I am sitting here surveying the debris of Christmas settled like a fall of seasonal snow on the Freeman household: half an iced fruit cake with festive icing, nine of the dozen mince pies bought from the artisan bakers, a half-eaten poultry carcass, a selection of savoury biscuits and dips, and a bowl of mixed nuts which is just a little less mixed than they once were because all the family’s favourites have been eaten.

On shelves and furniture around the house is evidence of The Teenagers’ festive feasting: half eaten chocolate oranges, and silver wrappers from various chocolate confections. Abandoned gifts too.

The expensive techno gadget they really wanted hasn’t left their grasp since being prised from its packaging through half-opened eyes on Christmas morning, but less desirable items – the book intended to broaden the mind, the woollen scarf from a thoughtful aunt – remain untouched.

Our recycling bins are overflowing, although there is a nagging doubt in the back of my mind that the glossy-coated gift wrap is not recyclable and will end up in landfill despite my efforts to collect it and sort it from the sellophane and plastic packaging which has also accumulated knee-deep in the garage.

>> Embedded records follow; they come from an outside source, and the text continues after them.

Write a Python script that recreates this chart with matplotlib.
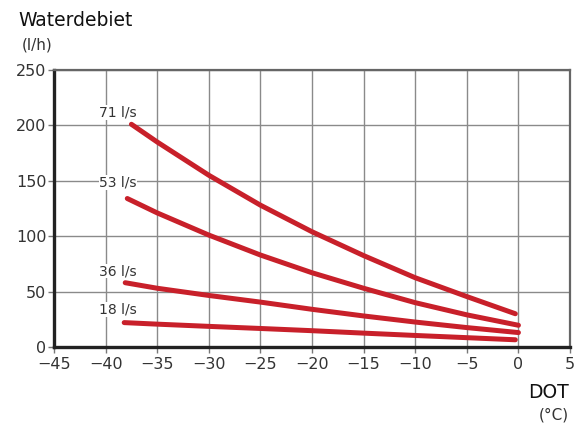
import matplotlib
matplotlib.use("Agg")
import matplotlib.pyplot as plt

plt.rcParams['font.family'] = ['DejaVu Sans']

# data (DOT in degC, flow in l/h)
dot_71 = [-37.5, -35, -30, -25, -20, -15, -10, -5, -0.3]
flow_71 = [201, 185, 155, 128, 104, 82.5, 62.5, 45.5, 30]
dot_53 = [-37.9, -35, -30, -25, -20, -15, -10, -5, 0]
flow_53 = [134, 121, 101, 83, 67, 53, 40, 29, 19.6]
dot_36 = [-38.1, -35, -30, -25, -20, -15, -10, -5, 0]
flow_36 = [58, 53, 46.5, 40.5, 34, 28, 22.5, 17.5, 13]
dot_18 = [-38.2, -35, -30, -25, -20, -15, -10, -5, -0.3]
flow_18 = [22, 20.6, 18.6, 16.7, 14.7, 12.5, 10.4, 8.4, 6.5]

labels = ["71 l/s", "53 l/s", "36 l/s", "18 l/s"]
label_y = [211.5, 148.5, 68.5, 34]

xticks = [-45, -40, -35, -30, -25, -20, -15, -10, -5, 0, 5]
yticks = [0, 50, 100, 150, 200, 250]

rood = "#c8202a"

fig = plt.figure(figsize=(5.79, 4.26), dpi=100)
ax = fig.add_axes([0.0933, 0.1855, 0.8912, 0.6502])

curves = [(dot_71, flow_71), (dot_53, flow_53), (dot_36, flow_36), (dot_18, flow_18)]
for (xs, ys), lab, ly in zip(curves, labels, label_y):
    ax.plot(xs, ys, color=rood, lw=3.6, solid_capstyle="round",
            solid_joinstyle="round", zorder=3)
    ax.text(-37.0, ly, lab, ha="right", va="center", fontsize=10,
            color="#333333", zorder=2.5,
            bbox=dict(facecolor="white", edgecolor="none", pad=0.3))

ax.set_xlim(-45, 5)
ax.set_ylim(0, 250)
ax.set_xticks(xticks)
ax.set_yticks(yticks)
ax.set_xticklabels([str(t).replace("-", "\u2212") for t in xticks])
ax.grid(True, color="#8a8a8a", lw=1.0)
ax.set_axisbelow(True)

ax.tick_params(axis="both", labelsize=11.5, labelcolor="#333333", length=4,
               width=1, direction="out", color="#777777")
ax.tick_params(axis="x", pad=3.5)
ax.tick_params(axis="y", pad=1.5)

for side in ["left", "bottom"]:
    ax.spines[side].set_color("#222222")
    ax.spines[side].set_linewidth(2.4)
for side in ["top", "right"]:
    ax.spines[side].set_color("#666666")
    ax.spines[side].set_linewidth(1.6)

fig.text(18 / 579, 1 - 20 / 426, "Waterdebiet", fontsize=13.5, ha="left",
         va="center", color="#111111")
fig.text(22 / 579, 1 - 45 / 426, "(l/h)", fontsize=11, ha="left",
         va="center", color="#333333")
fig.text(569 / 579, 1 - 392 / 426, "DOT", fontsize=13.5, ha="right",
         va="center", color="#111111")
fig.text(569 / 579, 1 - 415 / 426, "(°C)", fontsize=11, ha="right",
         va="center", color="#333333")

fig.savefig("out.png", dpi=100)
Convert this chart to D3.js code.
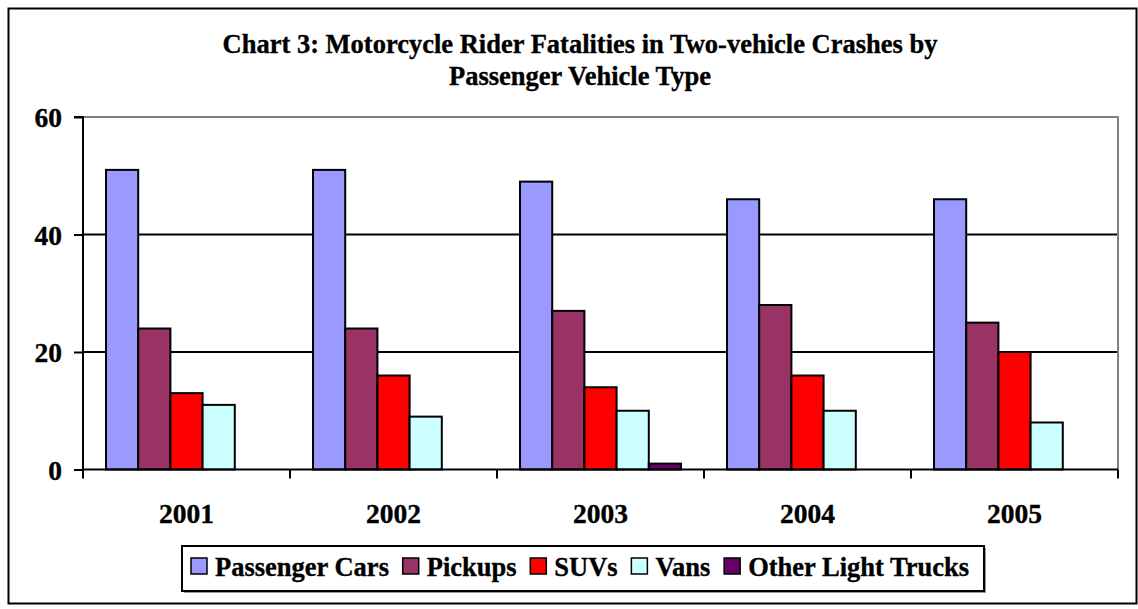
<!DOCTYPE html>
<html>
<head>
<meta charset="utf-8">
<script src="https://cdn.jsdelivr.net/npm/d3@7"></script>
<style>
  html, body { margin: 0; padding: 0; background: #fff; }
  svg { display: block; }
  text { font-family: "Liberation Serif", "Times New Roman", serif; font-weight: bold; fill: #000; stroke: #000; stroke-width: 0.35px; }
</style>
</head>
<body>
<svg id="chart" width="1138" height="609"></svg>
<script>
const years = ["2001", "2002", "2003", "2004", "2005"];
const seriesNames = ["Passenger Cars", "Pickups", "SUVs", "Vans", "Other Light Trucks"];
const seriesColors = ["#9999FF", "#993366", "#FF0000", "#CCFFFF", "#660066"];
const passengerCars = [51, 51, 49, 46, 46];
const pickups = [24, 24, 27, 28, 25];
const suvs = [13, 16, 14, 16, 20];
const vans = [11, 9, 10, 10, 8];
const otherLightTrucks = [0, 0, 1, 0, 0];
const yTicks = [0, 20, 40, 60];
const titleLines = ["Chart 3: Motorcycle Rider Fatalities in Two-vehicle Crashes by", "Passenger Vehicle Type"];

const seriesValues = [passengerCars, pickups, suvs, vans, otherLightTrucks];
const data = [];
years.forEach((yr, i) => {
  seriesNames.forEach((s, j) => data.push({year: yr, series: s, value: seriesValues[j][i], color: seriesColors[j]}));
});

const svg = d3.select("#chart");
const plot = {left: 83, right: 1118, top: 117, bottom: 469.5};

// outer border
svg.append("rect").attr("x", 8.5).attr("y", 8.5).attr("width", 1128).attr("height", 595)
  .attr("fill", "#fff").attr("stroke", "#000").attr("stroke-width", 2);

// title
svg.append("g").selectAll("text").data(titleLines).join("text")
  .attr("x", 580).attr("y", (d, i) => 52.5 + i * 32)
  .attr("text-anchor", "middle").attr("font-size", 26.5).text(d => d);

const x0 = d3.scaleBand().domain(years).range([plot.left, plot.right]).paddingInner(0).paddingOuter(0);
const x1 = d3.scaleBand().domain(seriesNames).range([0, x0.bandwidth()]).paddingInner(0).paddingOuter(0.715);
const y = d3.scaleLinear().domain([0, 60]).range([plot.bottom, plot.top]);

// gridlines
svg.append("g").selectAll("line").data(yTicks.filter(t => t > 0 && t < 60)).join("line")
  .attr("x1", plot.left).attr("x2", plot.right)
  .attr("y1", d => y(d)).attr("y2", d => y(d))
  .attr("stroke", "#000").attr("stroke-width", 2);

// plot area top/right border (gray)
svg.append("path")
  .attr("d", `M${plot.left},${y(60)}H${plot.right}V${plot.bottom}`)
  .attr("fill", "none").attr("stroke", "#808080").attr("stroke-width", 2);

// bars
svg.append("g").selectAll("rect").data(data).join("rect")
  .attr("x", d => x0(d.year) + x1(d.series))
  .attr("width", x1.bandwidth())
  .attr("y", d => y(d.value))
  .attr("height", d => y(0) - y(d.value))
  .attr("fill", d => d.color)
  .attr("stroke", "#000").attr("stroke-width", 2);

// y axis
const yAxis = d3.axisLeft(y).tickValues(yTicks).tickSize(9).tickPadding(12).tickFormat(d3.format("d"));
const gy = svg.append("g").attr("transform", `translate(${plot.left},0)`).call(yAxis);
gy.select(".domain").attr("stroke", "#000").attr("stroke-width", 2).attr("d", `M-9,${y(60)}H0V${plot.bottom}`);
gy.selectAll(".tick line").attr("stroke", "#000").attr("stroke-width", 2);
gy.selectAll(".tick text").attr("font-size", 27.5).attr("font-family", null).attr("fill", "#000").attr("dy", "0.35em");

// x axis
const xAxis = d3.axisBottom(x0).tickSize(0).tickPadding(0);
const gx = svg.append("g").attr("transform", `translate(0,${plot.bottom})`).call(xAxis);
gx.select(".domain").attr("stroke", "#000").attr("stroke-width", 2).attr("d", `M${plot.left},0H${plot.right}`);
gx.selectAll(".tick text").attr("font-size", 27.5).attr("font-family", null).attr("fill", "#000").attr("dy", null).attr("y", 53);
// boundary ticks
const bounds = years.map(yr => x0(yr)).concat([plot.right]);
gx.append("g").selectAll("line").data(bounds).join("line")
  .attr("x1", d => d).attr("x2", d => d).attr("y1", 0).attr("y2", 9)
  .attr("stroke", "#000").attr("stroke-width", 2);

// legend
const legend = svg.append("g");
legend.append("rect").attr("x", 184).attr("y", 548).attr("width", 802).attr("height", 45).attr("fill", "#999");
legend.append("rect").attr("x", 182).attr("y", 546).attr("width", 802).attr("height", 45)
  .attr("fill", "#fff").attr("stroke", "#000").attr("stroke-width", 2);
let lx = 191;
seriesNames.forEach((s, j) => {
  legend.append("rect").attr("x", lx).attr("y", 558).attr("width", 16).attr("height", 16)
    .attr("fill", seriesColors[j]).attr("stroke", "#000").attr("stroke-width", 1.5);
  const t = legend.append("text").attr("x", lx + 24).attr("y", 576).attr("font-size", 26.5).text(s);
  lx = lx + 24 + t.node().getComputedTextLength() + 13.75;
});
</script>
</body>
</html>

All around are seasonal decorations, the glittering, fairy-lit tree, jolly snowmen and Father Christmas figures all determinedly sitting it out until Twelfth Night, their fixed-grin faces mocking my silent wish to have them boxed up in the attic long before the new year.

Don’t get me wrong. I enjoy the festivities – it’s just that I can’t maintain the enthusiasm for much more than 48 hours. So it is that I am setting myself some resolutions in advance of next year’s over-indulgence.

Firstly, I will endeavour not to join the mania which grips the population buying food and drink combinations to cover every eventuality. If Aunt Doris wants Yule log washed down with some foul concoction such as egg-nog and Benedictine she will have to bring her own.

Secondly, I vow not to be seduced by supermarket offers to fill my wine rack with bottles claiming to be reduced in price from eye-watering to merely affordable.

Instead I will put my trust in independent retailers who offer significantly better value for money.

And finally I will shop for my loved ones in the summer – before the advent of festive over-packaging, ‘comedy’ socks and compulsory over-spending.